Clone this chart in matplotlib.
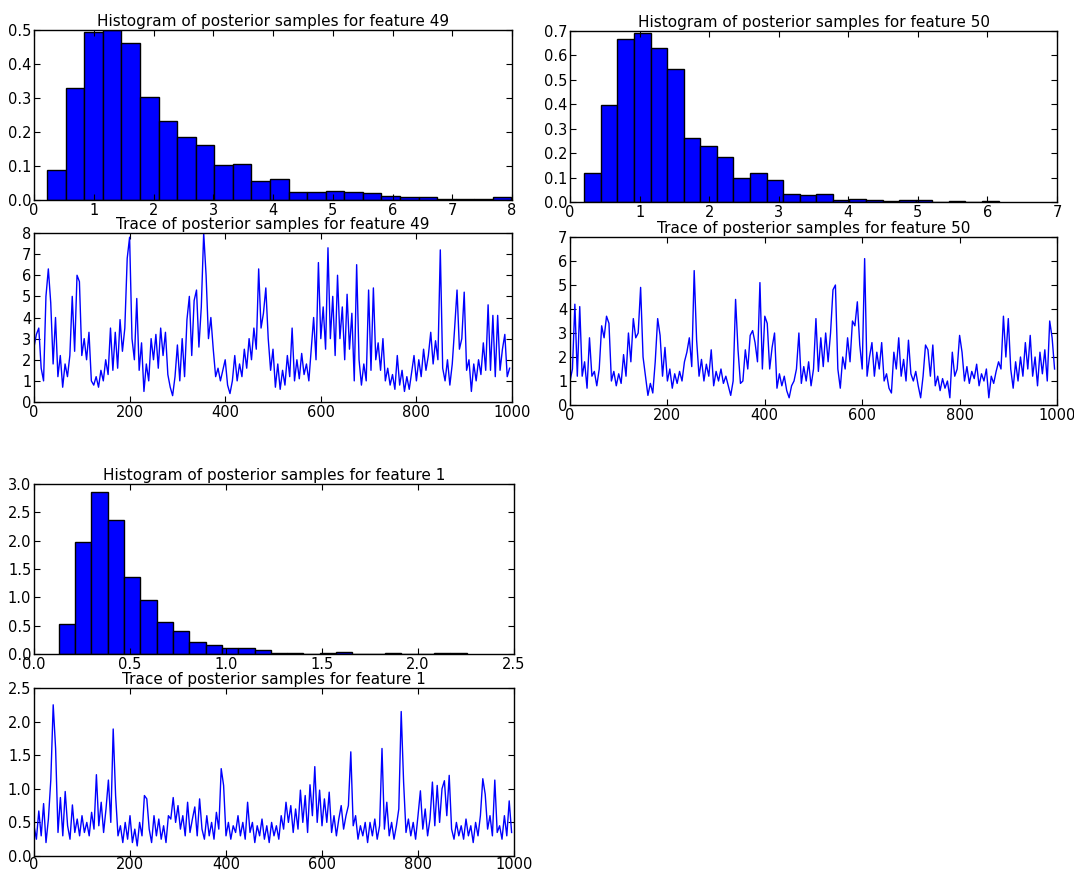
import numpy as np
import matplotlib
matplotlib.use("Agg")
import matplotlib.pyplot as plt

# histogram densities (25 bins each) and bin ranges
hist49_range = (0.22, 7.99)
hist49 = [0.087, 0.33, 0.494, 0.499, 0.463, 0.304, 0.233, 0.185, 0.162, 0.104,
          0.107, 0.055, 0.062, 0.024, 0.024, 0.027, 0.024, 0.021, 0.011, 0.008,
          0.008, 0.004, 0.004, 0.004, 0.008]

hist50_range = (0.206, 6.16)
hist50 = [0.117, 0.399, 0.668, 0.692, 0.629, 0.545, 0.264, 0.230, 0.184, 0.099,
          0.117, 0.091, 0.033, 0.027, 0.033, 0.007, 0.011, 0.007, 0.003, 0.007,
          0.007, 0.0, 0.003, 0.0, 0.003]

hist1_range = (0.129, 2.253)
hist1 = [0.53, 1.976, 2.853, 2.365, 1.365, 0.947, 0.559, 0.412, 0.218, 0.159,
         0.10, 0.10, 0.065, 0.012, 0.012, 0.0, 0.012, 0.03, 0.0, 0.0,
         0.012, 0.0, 0.0, 0.012, 0.012]

# MCMC traces, one value every 5 iterations
step = 5
trace49 = [
    2.6, 3.2, 3.5, 1.6, 1.0, 5.0, 6.3, 4.7, 1.8, 4.0, 1.2, 2.2, 0.7, 1.8, 1.2, 2.2, 5.0, 2.4, 6.0, 5.7,
    2.2, 3.0, 2.0, 3.3, 1.0, 0.8, 1.2, 0.7, 1.5, 1.0, 2.0, 1.3, 3.5, 1.5, 3.3, 1.6, 3.9, 2.4, 3.5, 6.8,
    7.8, 3.0, 2.0, 4.9, 1.5, 2.8, 0.5, 1.8, 1.0, 3.0, 2.0, 3.2, 1.6, 3.5, 2.2, 3.3, 1.3, 0.7, 0.3, 1.2,
    2.7, 1.0, 3.0, 1.2, 3.9, 5.0, 2.2, 4.8, 5.3, 2.6, 4.5, 8.0, 6.0, 3.0, 4.0, 2.5, 1.2, 1.6, 1.0, 1.5,
    2.0, 0.8, 0.4, 1.0, 2.2, 1.0, 1.8, 1.2, 2.5, 1.6, 3.0, 2.0, 3.5, 2.5, 6.3, 3.5, 4.2, 5.4, 3.0, 1.5,
    2.5, 0.7, 1.8, 0.6, 1.5, 0.8, 2.2, 1.2, 3.5, 1.0, 2.0, 1.1, 2.3, 1.3, 1.8, 1.0, 2.5, 4.0, 2.0, 6.6,
    3.0, 4.5, 2.5, 7.3, 3.0, 5.0, 2.2, 6.0, 3.0, 4.5, 2.0, 5.1, 2.5, 4.2, 1.0, 6.5, 2.0, 0.8, 1.8, 1.0,
    5.3, 1.5, 5.4, 2.0, 2.8, 1.5, 3.0, 1.0, 1.6, 0.8, 1.3, 0.6, 2.2, 0.8, 1.5, 0.5, 1.2, 0.6, 1.4, 2.2,
    1.0, 2.0, 1.2, 2.5, 1.5, 2.2, 3.3, 1.8, 2.9, 2.0, 7.2, 1.6, 1.0, 2.0, 0.8, 1.8, 3.5, 5.3, 2.5, 3.0,
    5.2, 1.5, 2.0, 0.5, 1.8, 1.0, 2.0, 1.3, 2.8, 1.5, 4.6, 1.5, 4.1, 1.2, 4.1, 1.5, 2.5, 3.2, 1.2, 1.6,
]
trace50 = [
    1.0, 1.5, 4.2, 1.2, 4.1, 1.2, 1.8, 0.7, 2.8, 1.2, 1.4, 0.8, 1.5, 3.3, 2.8, 3.7, 3.4, 1.0, 1.4, 0.8,
    1.3, 0.9, 2.1, 1.2, 3.0, 1.8, 3.6, 2.8, 3.0, 4.9, 2.0, 1.2, 0.4, 0.9, 0.5, 1.8, 3.6, 2.9, 1.2, 2.4,
    1.0, 1.5, 0.7, 1.3, 0.9, 1.4, 1.0, 1.8, 2.2, 2.8, 1.6, 5.6, 2.7, 1.2, 1.9, 1.0, 1.7, 1.2, 2.3, 0.8,
    1.4, 1.0, 1.5, 0.9, 1.2, 0.8, 0.4, 1.0, 4.4, 2.3, 0.9, 1.0, 2.3, 1.5, 2.9, 3.1, 2.6, 1.8, 5.1, 1.5,
    3.7, 3.4, 1.5, 2.4, 3.0, 0.7, 1.3, 0.8, 1.2, 0.6, 0.3, 0.8, 1.0, 1.5, 3.0, 0.9, 1.6, 1.0, 1.8, 0.8,
    1.5, 3.6, 1.4, 2.8, 1.6, 3.0, 1.8, 3.0, 4.8, 5.0, 1.5, 0.7, 2.0, 1.5, 2.8, 1.8, 3.5, 3.3, 4.3, 2.5,
    1.5, 6.1, 1.2, 2.0, 2.6, 1.2, 2.2, 1.5, 2.6, 1.0, 1.3, 0.7, 0.5, 2.2, 1.5, 2.8, 1.2, 1.9, 1.0, 2.7,
    1.3, 1.0, 1.4, 0.8, 0.3, 1.2, 2.5, 2.3, 1.2, 2.5, 0.8, 1.2, 0.6, 1.1, 0.7, 1.0, 0.3, 2.2, 1.2, 1.5,
    2.9, 2.2, 1.0, 1.6, 0.9, 1.4, 1.1, 1.7, 0.8, 1.3, 1.0, 1.5, 0.3, 1.2, 0.9, 1.4, 1.8, 1.5, 3.7, 2.0,
    3.6, 1.5, 0.7, 1.8, 1.0, 2.0, 1.2, 2.6, 1.5, 2.9, 1.2, 2.0, 0.8, 2.2, 1.3, 2.3, 1.0, 3.5, 2.8, 1.5,
]
trace1 = [
    0.45, 0.25, 0.67, 0.3, 0.78, 0.2, 0.55, 1.13, 2.25, 1.6, 0.35, 0.87, 0.3, 0.96, 0.45, 0.25, 0.76, 0.35, 0.55, 0.3,
    0.6, 0.35, 0.5, 0.3, 0.65, 0.4, 1.21, 0.45, 0.8, 0.35, 0.7, 1.13, 0.5, 1.89, 0.9, 0.3, 0.45, 0.2, 0.5, 0.25,
    0.6, 0.2, 0.4, 0.15, 0.5, 0.3, 0.9, 0.85, 0.4, 0.2, 0.6, 0.3, 0.55, 0.25, 0.45, 0.2, 0.6, 0.55, 0.87, 0.5,
    0.75, 0.4, 0.6, 0.3, 0.8, 0.35, 0.55, 0.73, 0.3, 0.85, 0.4, 0.25, 0.6, 0.3, 0.5, 0.25, 0.65, 0.4, 1.3, 1.05,
    0.3, 0.5, 0.25, 0.45, 0.35, 0.6, 0.3, 0.5, 0.25, 0.8, 0.35, 0.5, 0.2, 0.45, 0.3, 0.55, 0.25, 0.45, 0.2, 0.5,
    0.3, 0.45, 0.25, 0.6, 0.4, 0.8, 0.5, 0.75, 0.35, 0.7, 0.4, 0.98, 0.5, 0.9, 0.35, 1.06, 0.6, 1.33, 0.5, 0.98,
    0.45, 0.85, 0.5, 0.95, 0.35, 0.6, 0.3, 0.55, 0.75, 0.4, 0.6, 0.75, 1.55, 0.45, 0.6, 0.25, 0.45, 0.3, 0.5, 0.2,
    0.5, 0.3, 0.55, 0.25, 0.45, 1.6, 0.4, 0.8, 0.3, 0.5, 0.25, 0.45, 0.7, 2.15, 1.1, 0.35, 0.55, 0.3, 0.5, 0.25,
    0.6, 0.97, 0.4, 0.7, 0.3, 0.55, 1.1, 0.45, 1.05, 0.5, 1.0, 1.12, 0.6, 1.2, 0.4, 0.25, 0.5, 0.3, 0.45, 0.25,
    0.55, 0.3, 0.45, 0.2, 0.5, 0.3, 0.6, 1.15, 0.92, 0.4, 0.6, 0.3, 1.13, 0.35, 0.45, 0.25, 0.6, 0.3, 0.82, 0.35,
]

W, H = 1074, 873
fig = plt.figure(figsize=(W / 100, H / 100), dpi=100)


def axes_px(left, top, right, bottom):
    return fig.add_axes([left / W, 1 - bottom / H, (right - left) / W, (bottom - top) / H])


def style(ax):
    ax.tick_params(direction='in', top=True, right=True, length=4, labelsize=10.5, pad=2)
    for s in ax.spines.values():
        s.set_linewidth(1.0)


def draw_hist(ax, rng, dens, feature, xmax, ymax, yticks):
    edges = np.linspace(rng[0], rng[1], len(dens) + 1)
    ax.bar(edges[:-1], dens, width=np.diff(edges), align='edge',
           color='blue', edgecolor='black', linewidth=1.0)
    ax.set_xlim(0, xmax)
    ax.set_ylim(0, ymax)
    ax.set_yticks(yticks)
    ax.set_title('Histogram of posterior samples for feature %d' % feature, fontsize=11, pad=3)
    style(ax)


def draw_trace(ax, vals, feature, ymax, yticks):
    x = np.arange(len(vals)) * step
    ax.plot(x, vals, color='blue', linewidth=1.0)
    ax.set_xlim(0, 1000)
    ax.set_ylim(0, ymax)
    ax.set_xticks(range(0, 1001, 200))
    ax.set_yticks(yticks)
    ax.set_title('Trace of posterior samples for feature %d' % feature, fontsize=11, pad=3)
    style(ax)


ax = axes_px(34, 30, 512, 200)
draw_hist(ax, hist49_range, hist49, 49, 8, 0.5, np.arange(0, 0.51, 0.1))
ax.set_xticks(range(0, 9))

ax = axes_px(34, 233, 512, 402)
draw_trace(ax, trace49, 49, 8, range(0, 9))

ax = axes_px(570, 31, 1057, 202)
draw_hist(ax, hist50_range, hist50, 50, 7, 0.7, np.arange(0, 0.71, 0.1))
ax.set_xticks(range(0, 8))

ax = axes_px(570, 237, 1057, 405)
draw_trace(ax, trace50, 50, 7, range(0, 8))

ax = axes_px(34, 484, 514, 654)
draw_hist(ax, hist1_range, hist1, 1, 2.5, 3.0, np.arange(0, 3.01, 0.5))
ax.set_xticks(np.arange(0, 2.51, 0.5))

ax = axes_px(34, 688, 514, 856)
draw_trace(ax, trace1, 1, 2.5, np.arange(0, 2.51, 0.5))
ax.tick_params(axis='x', pad=1)

for a in fig.axes:
    a.yaxis.set_major_formatter(matplotlib.ticker.FormatStrFormatter(
        '%.1f' if a.get_ylim()[1] < 4 else '%d'))
    if a.get_xlim()[1] == 2.5:
        a.xaxis.set_major_formatter(matplotlib.ticker.FormatStrFormatter('%.1f'))

fig.savefig('out.png', dpi=100)
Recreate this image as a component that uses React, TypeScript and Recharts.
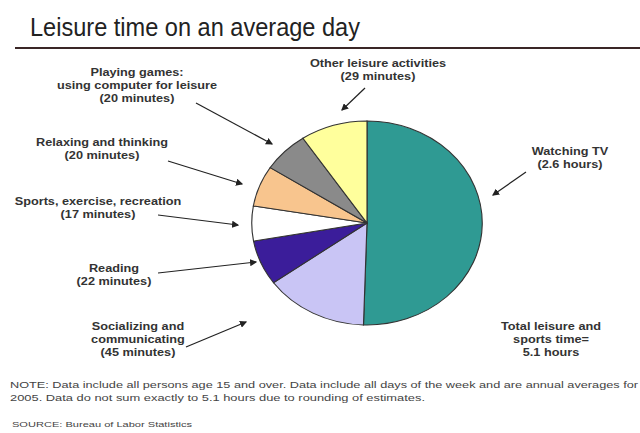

========

● **Written instruction**: Across the data, tally the lines containing "matplotlib" and give back the number alone.

● **Solution to this problem**: 6